I reached out to a couple of fellow TrueHoop Network writers who have covered the Nets and Celtics, respectively, to get their thoughts from watching Lawrence Frank and his impact up close over the last few years. Here are their responses:
First, the good: Lawrence Frank is an absolute workhorse; as the Nets head coach, he was constantly watching video and prepping for games. I mean constantly. Basketball is his life. I’d say that gave him a good grasp of match-ups, and more often than not was able to maximize the talent on New Jersey’s roster.
It didn’t always come up roses, though. There were times when he didn’t command the players’ respect, and veterans occasionally tuned him out. While he’s certainly better than Kuester in this regard, I know that’s been an issue in Detroit. On the floor, I never thought his playbook was particularly diverse. That said, a season with Doc Rivers couldn’t have hurt him in either of these areas.
He was bound to get another head coaching job, given how hard he’s worked at this level. I don’t think he’ll change Detroit forever as we know it, but he’s an above-average coach who will always give you more effort than you expect. But that won’t always mean better results.
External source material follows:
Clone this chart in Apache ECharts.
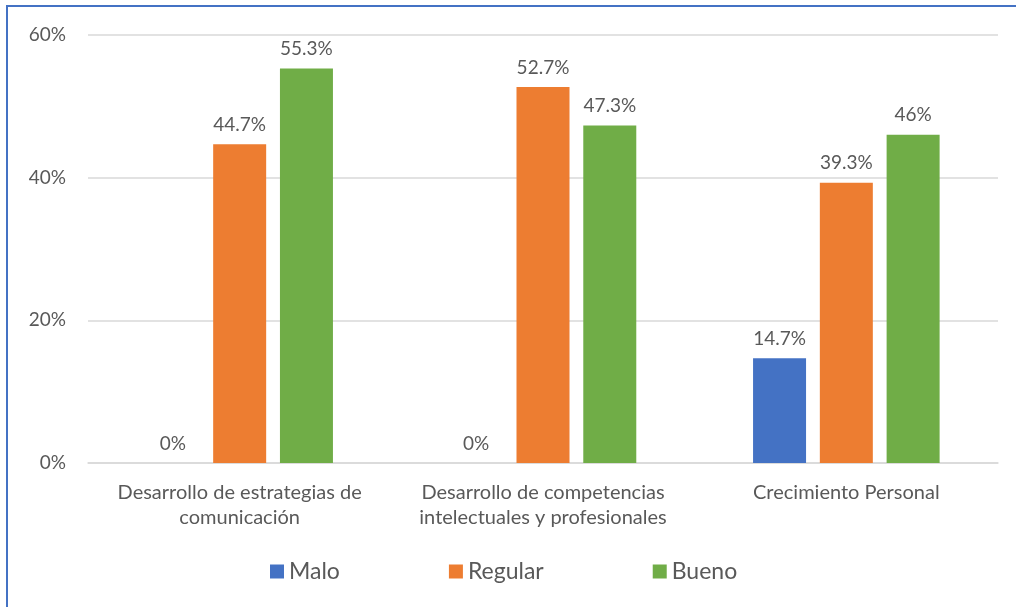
<!DOCTYPE html>
<html>
<head>
<meta charset="utf-8">
<script src="https://cdn.jsdelivr.net/npm/echarts@6/dist/echarts.min.js"></script>
<style>
  html, body { margin: 0; padding: 0; background: #fff; }
  #frame { position: absolute; left: 6px; top: 5px; width: 1010px; height: 602px;
           border-top: 2px solid #4472C4; border-left: 2px solid #4472C4; }
  #main { position: absolute; left: 0; top: 0; width: 1016px; height: 607px; }
</style>
</head>
<body>
<div id="frame"></div>
<div id="main"></div>
<script>
var categories = ['Desarrollo de estrategias de\ncomunicación', 'Desarrollo de competencias\nintelectuales y profesionales', 'Crecimiento Personal'];
var malo = [0, 0, 14.7];
var regular = [44.7, 52.7, 39.3];
var bueno = [55.3, 47.3, 46];
var yTicks = [0, 20, 40, 60];

var font = 'Lato';
var textColor = '#595959';

function barSeries(name, data, color) {
  return {
    name: name,
    type: 'bar',
    data: data,
    barWidth: 53,
    barGap: '26%',
    itemStyle: { color: color },
    label: {
      show: true,
      position: 'top',
      distance: 10,
      formatter: '{c}%',
      color: textColor,
      fontFamily: font,
      fontSize: 19
    }
  };
}

var option = {
  animation: false,
  grid: { left: 88, right: 18, top: 35, bottom: 144 },
  legend: {
    data: ['Malo', 'Regular', 'Bueno'],
    left: 265,
    top: 555,
    itemWidth: 14,
    itemHeight: 14,
    itemGap: 109,
    icon: 'rect',
    textStyle: { color: textColor, fontFamily: font, fontSize: 23 }
  },
  xAxis: {
    type: 'category',
    data: categories,
    axisLine: { lineStyle: { color: '#d9d9d9', width: 1.5 } },
    axisTick: { show: false },
    axisLabel: { interval: 0, color: textColor, fontFamily: font, fontSize: 20, margin: 17, lineHeight: 25 }
  },
  yAxis: {
    type: 'value',
    min: yTicks[0],
    max: yTicks[yTicks.length - 1],
    interval: 20,
    axisLine: { show: false },
    axisTick: { show: false },
    splitLine: { lineStyle: { color: '#d9d9d9', width: 1.5 } },
    axisLabel: { color: textColor, fontFamily: font, fontSize: 19, margin: 22, formatter: '{value}%' }
  },
  series: [
    barSeries('Malo', malo, '#4472C4'),
    barSeries('Regular', regular, '#ED7D31'),
    barSeries('Bueno', bueno, '#70AD47')
  ]
};

var myChart = echarts.init(document.getElementById('main'));
myChart.setOption(option);
</script>
</body>
</html>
Watching Lawrence Frank sit on Doc Rivers’s right for a year, it’s pretty clear that he’s capable of being a great head coach, though his work with the Celtics might not appear to speak volumes about his ability to lead a team. He was mostly brought in to maintain the defensive system engineered by Tom Thibodeau and Rivers in previous years, a job that’s really about monitoring details and making sure nothing’s out of place. Frank did the job about as well as it could be done; with every timeout, he was the first coach out on the floor, intercepting players on their way to the bench and making quick tweaks. But beyond his coaching ability, Frank was just as valuable to the Celtics for his personality, which is probably his most relevant asset as a head coach. He’s a very friendly, very funny guy, and he managed to bring the players onto his side by the end of his first day in camp. For the veterans in Boston to listen to you, they have to like you first, and they all really liked Lawrence Frank.